Data entries |
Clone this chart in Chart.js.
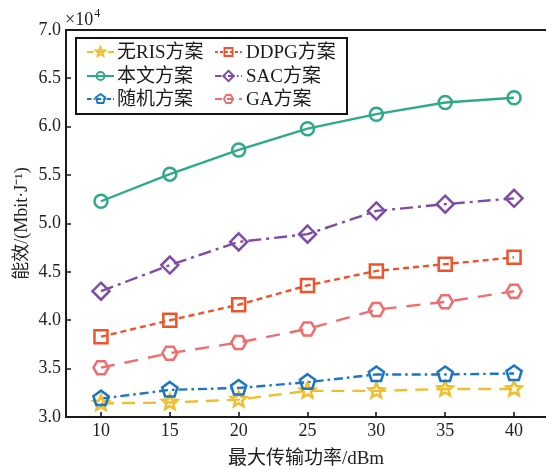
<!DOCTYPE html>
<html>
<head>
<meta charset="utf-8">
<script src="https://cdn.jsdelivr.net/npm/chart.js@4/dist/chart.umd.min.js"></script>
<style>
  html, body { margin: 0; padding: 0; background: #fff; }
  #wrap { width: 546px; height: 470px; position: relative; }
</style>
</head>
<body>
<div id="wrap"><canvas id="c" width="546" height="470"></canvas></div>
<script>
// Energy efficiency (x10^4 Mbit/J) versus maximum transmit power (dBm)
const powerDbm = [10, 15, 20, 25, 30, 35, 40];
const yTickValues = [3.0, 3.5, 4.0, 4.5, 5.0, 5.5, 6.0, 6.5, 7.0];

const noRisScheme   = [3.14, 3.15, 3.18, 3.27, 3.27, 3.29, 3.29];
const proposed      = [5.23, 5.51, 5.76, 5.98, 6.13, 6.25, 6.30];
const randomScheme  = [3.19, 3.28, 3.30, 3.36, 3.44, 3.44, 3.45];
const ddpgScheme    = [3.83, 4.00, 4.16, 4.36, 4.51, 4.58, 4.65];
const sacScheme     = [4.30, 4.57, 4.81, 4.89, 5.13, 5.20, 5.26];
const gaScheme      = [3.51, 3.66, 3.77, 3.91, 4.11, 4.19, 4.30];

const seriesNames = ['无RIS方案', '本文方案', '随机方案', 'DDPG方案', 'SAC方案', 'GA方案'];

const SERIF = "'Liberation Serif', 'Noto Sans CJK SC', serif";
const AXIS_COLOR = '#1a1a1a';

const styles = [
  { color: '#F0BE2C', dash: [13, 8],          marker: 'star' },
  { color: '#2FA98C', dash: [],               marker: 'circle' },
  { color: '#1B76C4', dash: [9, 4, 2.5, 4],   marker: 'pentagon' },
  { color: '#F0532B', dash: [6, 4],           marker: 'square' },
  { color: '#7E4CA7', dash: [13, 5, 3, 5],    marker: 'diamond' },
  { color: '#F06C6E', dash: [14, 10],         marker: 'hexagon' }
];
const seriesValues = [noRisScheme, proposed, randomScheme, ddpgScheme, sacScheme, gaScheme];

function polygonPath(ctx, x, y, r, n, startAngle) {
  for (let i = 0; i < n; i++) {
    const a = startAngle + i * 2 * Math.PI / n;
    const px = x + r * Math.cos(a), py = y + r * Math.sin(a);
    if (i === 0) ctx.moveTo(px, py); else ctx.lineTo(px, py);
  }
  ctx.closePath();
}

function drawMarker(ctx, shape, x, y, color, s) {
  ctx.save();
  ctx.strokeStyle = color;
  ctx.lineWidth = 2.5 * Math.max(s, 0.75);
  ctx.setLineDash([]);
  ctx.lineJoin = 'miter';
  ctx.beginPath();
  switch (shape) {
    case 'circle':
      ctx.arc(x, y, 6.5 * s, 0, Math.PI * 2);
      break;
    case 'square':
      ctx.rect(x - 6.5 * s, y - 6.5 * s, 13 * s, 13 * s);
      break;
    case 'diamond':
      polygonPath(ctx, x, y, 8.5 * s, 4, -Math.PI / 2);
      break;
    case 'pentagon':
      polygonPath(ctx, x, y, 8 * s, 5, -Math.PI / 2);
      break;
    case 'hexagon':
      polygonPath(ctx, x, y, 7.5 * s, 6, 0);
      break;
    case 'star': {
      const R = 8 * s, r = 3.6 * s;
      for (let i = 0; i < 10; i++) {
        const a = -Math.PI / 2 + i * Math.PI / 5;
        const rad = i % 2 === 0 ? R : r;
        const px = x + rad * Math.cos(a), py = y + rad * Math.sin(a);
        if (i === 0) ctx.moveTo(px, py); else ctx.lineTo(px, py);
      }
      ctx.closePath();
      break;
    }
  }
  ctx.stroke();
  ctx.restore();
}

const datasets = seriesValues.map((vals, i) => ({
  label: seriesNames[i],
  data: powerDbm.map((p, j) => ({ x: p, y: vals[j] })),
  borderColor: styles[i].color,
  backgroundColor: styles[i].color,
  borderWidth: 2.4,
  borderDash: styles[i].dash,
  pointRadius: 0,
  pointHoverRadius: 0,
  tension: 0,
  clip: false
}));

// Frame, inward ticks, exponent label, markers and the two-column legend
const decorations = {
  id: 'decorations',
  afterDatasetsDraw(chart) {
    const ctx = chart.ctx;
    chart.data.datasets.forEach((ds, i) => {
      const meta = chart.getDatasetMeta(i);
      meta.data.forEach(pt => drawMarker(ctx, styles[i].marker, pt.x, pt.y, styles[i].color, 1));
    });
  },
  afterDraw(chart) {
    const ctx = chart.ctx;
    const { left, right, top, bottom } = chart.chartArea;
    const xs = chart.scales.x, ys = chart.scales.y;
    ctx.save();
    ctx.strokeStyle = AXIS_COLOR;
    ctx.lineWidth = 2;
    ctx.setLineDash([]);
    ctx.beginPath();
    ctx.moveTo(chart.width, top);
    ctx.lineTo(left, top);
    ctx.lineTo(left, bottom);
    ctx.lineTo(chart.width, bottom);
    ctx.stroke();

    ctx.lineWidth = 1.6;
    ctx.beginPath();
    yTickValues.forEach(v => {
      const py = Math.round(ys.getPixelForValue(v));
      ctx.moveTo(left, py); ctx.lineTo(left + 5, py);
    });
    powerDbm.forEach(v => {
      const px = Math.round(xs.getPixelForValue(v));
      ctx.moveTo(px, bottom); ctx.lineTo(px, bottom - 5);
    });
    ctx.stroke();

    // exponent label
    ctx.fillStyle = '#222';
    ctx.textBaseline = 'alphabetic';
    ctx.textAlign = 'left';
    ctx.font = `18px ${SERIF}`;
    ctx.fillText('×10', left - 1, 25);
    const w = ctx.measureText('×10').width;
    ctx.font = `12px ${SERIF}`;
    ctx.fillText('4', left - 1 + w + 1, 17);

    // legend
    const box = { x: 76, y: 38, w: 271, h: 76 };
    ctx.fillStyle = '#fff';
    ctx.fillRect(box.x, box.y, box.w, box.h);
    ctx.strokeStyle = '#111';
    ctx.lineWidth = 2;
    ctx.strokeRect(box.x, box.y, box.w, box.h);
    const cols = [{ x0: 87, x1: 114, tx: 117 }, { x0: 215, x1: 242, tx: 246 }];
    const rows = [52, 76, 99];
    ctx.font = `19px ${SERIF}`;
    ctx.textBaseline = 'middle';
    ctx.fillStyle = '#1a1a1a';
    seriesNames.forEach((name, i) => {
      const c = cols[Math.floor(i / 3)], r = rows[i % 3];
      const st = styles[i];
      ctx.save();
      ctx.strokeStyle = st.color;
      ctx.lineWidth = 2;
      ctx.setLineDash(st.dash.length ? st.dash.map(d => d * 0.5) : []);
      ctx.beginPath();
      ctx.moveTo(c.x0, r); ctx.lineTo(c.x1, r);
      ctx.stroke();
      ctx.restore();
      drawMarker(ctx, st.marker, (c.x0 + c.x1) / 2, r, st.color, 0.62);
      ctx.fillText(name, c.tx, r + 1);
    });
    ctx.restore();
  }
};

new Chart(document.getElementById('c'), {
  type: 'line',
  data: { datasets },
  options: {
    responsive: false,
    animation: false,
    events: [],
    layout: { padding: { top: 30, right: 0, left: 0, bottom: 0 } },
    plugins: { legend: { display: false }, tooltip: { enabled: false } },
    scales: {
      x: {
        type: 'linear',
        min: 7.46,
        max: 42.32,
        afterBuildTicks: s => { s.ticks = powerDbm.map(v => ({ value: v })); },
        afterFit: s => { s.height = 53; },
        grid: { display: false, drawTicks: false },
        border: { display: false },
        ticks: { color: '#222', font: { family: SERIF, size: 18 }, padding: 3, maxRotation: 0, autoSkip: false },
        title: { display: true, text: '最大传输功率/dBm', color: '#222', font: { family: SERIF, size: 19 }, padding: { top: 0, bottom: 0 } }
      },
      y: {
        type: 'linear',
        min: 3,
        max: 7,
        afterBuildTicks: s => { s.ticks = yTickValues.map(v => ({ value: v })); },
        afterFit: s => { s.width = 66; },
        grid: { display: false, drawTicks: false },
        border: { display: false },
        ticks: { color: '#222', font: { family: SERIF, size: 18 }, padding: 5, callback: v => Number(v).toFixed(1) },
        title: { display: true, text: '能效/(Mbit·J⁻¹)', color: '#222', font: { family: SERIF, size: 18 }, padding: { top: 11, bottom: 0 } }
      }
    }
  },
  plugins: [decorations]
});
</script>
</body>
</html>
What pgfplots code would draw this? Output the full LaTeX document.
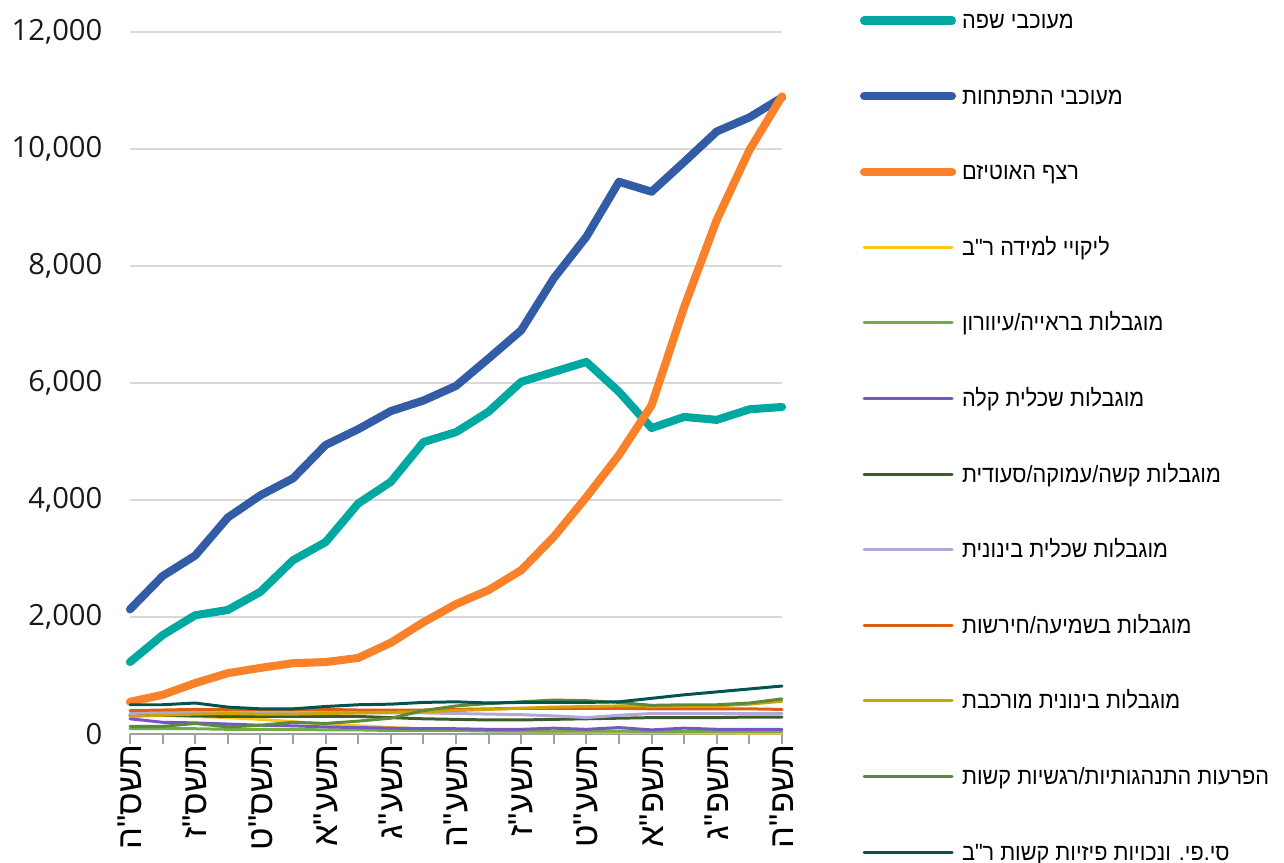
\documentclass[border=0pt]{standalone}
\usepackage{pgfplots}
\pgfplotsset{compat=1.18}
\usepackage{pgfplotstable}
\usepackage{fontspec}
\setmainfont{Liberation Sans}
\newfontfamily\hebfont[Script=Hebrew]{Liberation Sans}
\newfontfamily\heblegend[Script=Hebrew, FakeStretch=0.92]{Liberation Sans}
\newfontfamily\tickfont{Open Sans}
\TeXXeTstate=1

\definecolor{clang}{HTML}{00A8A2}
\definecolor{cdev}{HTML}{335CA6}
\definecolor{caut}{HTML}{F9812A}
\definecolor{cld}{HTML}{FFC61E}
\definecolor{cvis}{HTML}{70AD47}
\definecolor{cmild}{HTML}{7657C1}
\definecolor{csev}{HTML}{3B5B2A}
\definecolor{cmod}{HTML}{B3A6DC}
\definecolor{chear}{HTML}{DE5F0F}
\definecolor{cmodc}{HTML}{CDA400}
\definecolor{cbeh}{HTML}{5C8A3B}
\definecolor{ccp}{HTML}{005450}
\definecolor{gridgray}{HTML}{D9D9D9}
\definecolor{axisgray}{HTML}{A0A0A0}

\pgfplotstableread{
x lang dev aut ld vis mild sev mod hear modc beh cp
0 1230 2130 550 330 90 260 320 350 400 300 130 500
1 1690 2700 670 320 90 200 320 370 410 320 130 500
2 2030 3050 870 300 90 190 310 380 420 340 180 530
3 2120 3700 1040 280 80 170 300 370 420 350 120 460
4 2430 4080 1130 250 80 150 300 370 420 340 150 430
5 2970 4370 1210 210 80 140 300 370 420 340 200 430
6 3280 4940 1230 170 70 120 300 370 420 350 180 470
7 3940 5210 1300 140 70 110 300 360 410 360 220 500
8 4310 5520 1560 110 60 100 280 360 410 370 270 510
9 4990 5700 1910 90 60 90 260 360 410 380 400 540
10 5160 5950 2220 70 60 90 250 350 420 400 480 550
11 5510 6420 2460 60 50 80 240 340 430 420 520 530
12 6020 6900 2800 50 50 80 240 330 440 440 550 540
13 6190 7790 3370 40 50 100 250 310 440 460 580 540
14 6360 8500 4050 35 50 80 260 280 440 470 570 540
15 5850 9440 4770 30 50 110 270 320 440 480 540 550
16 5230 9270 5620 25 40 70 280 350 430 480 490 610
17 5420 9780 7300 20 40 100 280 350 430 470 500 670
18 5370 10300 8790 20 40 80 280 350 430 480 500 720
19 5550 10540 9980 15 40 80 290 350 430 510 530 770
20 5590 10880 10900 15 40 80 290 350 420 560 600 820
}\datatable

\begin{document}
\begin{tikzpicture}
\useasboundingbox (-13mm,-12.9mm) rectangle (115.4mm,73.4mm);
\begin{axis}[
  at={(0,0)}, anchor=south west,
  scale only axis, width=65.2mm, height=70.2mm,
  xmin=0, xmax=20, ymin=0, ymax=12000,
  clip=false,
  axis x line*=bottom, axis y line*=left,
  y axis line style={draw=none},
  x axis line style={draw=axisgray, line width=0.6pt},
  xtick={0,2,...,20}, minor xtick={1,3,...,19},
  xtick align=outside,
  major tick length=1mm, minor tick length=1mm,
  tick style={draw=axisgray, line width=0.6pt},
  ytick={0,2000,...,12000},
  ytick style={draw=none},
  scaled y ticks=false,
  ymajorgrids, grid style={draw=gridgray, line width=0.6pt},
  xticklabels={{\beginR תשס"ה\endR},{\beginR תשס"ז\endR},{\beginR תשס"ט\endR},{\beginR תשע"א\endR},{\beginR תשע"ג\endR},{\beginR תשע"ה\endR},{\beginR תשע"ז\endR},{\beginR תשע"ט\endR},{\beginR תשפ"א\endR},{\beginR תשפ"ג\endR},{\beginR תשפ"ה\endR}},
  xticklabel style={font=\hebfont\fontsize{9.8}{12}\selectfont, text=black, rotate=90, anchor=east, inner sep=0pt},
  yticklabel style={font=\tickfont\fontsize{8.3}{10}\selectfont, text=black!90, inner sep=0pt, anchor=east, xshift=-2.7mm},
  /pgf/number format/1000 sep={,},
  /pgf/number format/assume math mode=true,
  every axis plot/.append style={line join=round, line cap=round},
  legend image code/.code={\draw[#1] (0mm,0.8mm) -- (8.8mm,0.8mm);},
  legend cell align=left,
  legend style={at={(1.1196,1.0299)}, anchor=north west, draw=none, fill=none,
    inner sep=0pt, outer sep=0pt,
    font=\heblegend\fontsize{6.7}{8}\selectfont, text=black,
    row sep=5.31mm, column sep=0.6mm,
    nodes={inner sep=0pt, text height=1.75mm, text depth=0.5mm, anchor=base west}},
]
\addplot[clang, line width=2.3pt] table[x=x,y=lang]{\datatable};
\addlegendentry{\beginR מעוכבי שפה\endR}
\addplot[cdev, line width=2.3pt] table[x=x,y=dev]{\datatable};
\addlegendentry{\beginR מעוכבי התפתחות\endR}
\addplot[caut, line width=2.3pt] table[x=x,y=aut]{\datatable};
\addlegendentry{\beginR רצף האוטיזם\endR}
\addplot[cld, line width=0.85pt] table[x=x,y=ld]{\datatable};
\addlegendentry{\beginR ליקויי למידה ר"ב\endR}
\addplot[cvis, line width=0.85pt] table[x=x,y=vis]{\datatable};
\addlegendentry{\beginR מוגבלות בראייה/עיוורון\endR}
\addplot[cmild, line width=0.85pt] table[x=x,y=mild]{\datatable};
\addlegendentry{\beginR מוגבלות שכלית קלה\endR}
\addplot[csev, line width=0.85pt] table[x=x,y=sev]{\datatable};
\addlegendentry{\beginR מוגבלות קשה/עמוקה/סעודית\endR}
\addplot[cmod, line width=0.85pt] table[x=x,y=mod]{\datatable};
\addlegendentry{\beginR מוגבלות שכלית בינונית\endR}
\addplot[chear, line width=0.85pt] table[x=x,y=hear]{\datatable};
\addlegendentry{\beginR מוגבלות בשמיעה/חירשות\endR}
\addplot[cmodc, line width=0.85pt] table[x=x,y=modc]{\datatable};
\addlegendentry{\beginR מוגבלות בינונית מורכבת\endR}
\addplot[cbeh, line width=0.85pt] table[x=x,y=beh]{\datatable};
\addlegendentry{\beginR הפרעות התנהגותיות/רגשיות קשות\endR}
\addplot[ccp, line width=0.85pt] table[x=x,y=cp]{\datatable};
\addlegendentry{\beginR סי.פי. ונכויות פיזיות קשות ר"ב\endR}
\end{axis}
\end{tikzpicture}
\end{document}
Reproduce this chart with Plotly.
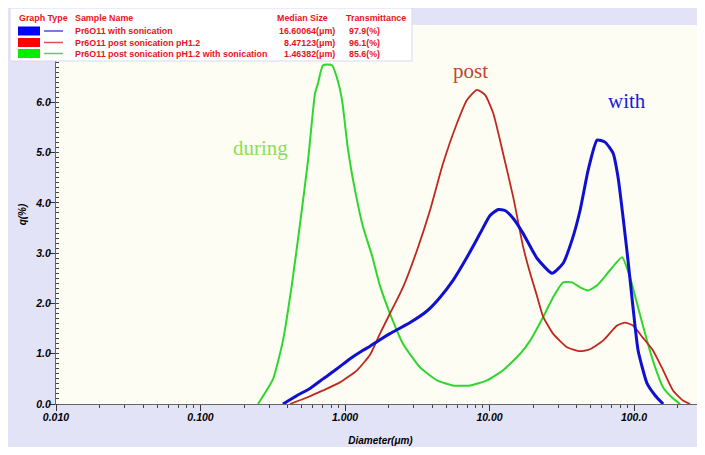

Your objective | Each line from the top of the material through the line containing "ddpgScheme, sacScheme, gaScheme];" should be reproduced exactly; please drop any images.

Task solution |
Clone this chart in Chart.js.
<!DOCTYPE html>
<html>
<head>
<meta charset="utf-8">
<script src="https://cdn.jsdelivr.net/npm/chart.js@4/dist/chart.umd.min.js"></script>
<style>
  html, body { margin: 0; padding: 0; background: #fff; }
  #wrap { width: 546px; height: 470px; position: relative; }
</style>
</head>
<body>
<div id="wrap"><canvas id="c" width="546" height="470"></canvas></div>
<script>
// Energy efficiency (x10^4 Mbit/J) versus maximum transmit power (dBm)
const powerDbm = [10, 15, 20, 25, 30, 35, 40];
const yTickValues = [3.0, 3.5, 4.0, 4.5, 5.0, 5.5, 6.0, 6.5, 7.0];

const noRisScheme   = [3.14, 3.15, 3.18, 3.27, 3.27, 3.29, 3.29];
const proposed      = [5.23, 5.51, 5.76, 5.98, 6.13, 6.25, 6.30];
const randomScheme  = [3.19, 3.28, 3.30, 3.36, 3.44, 3.44, 3.45];
const ddpgScheme    = [3.83, 4.00, 4.16, 4.36, 4.51, 4.58, 4.65];
const sacScheme     = [4.30, 4.57, 4.81, 4.89, 5.13, 5.20, 5.26];
const gaScheme      = [3.51, 3.66, 3.77, 3.91, 4.11, 4.19, 4.30];

const seriesNames = ['无RIS方案', '本文方案', '随机方案', 'DDPG方案', 'SAC方案', 'GA方案'];

const SERIF = "'Liberation Serif', 'Noto Sans CJK SC', serif";
const AXIS_COLOR = '#1a1a1a';

const styles = [
  { color: '#F0BE2C', dash: [13, 8],          marker: 'star' },
  { color: '#2FA98C', dash: [],               marker: 'circle' },
  { color: '#1B76C4', dash: [9, 4, 2.5, 4],   marker: 'pentagon' },
  { color: '#F0532B', dash: [6, 4],           marker: 'square' },
  { color: '#7E4CA7', dash: [13, 5, 3, 5],    marker: 'diamond' },
  { color: '#F06C6E', dash: [14, 10],         marker: 'hexagon' }
];
const seriesValues = [noRisScheme, proposed, randomScheme, ddpgScheme, sacScheme, gaScheme];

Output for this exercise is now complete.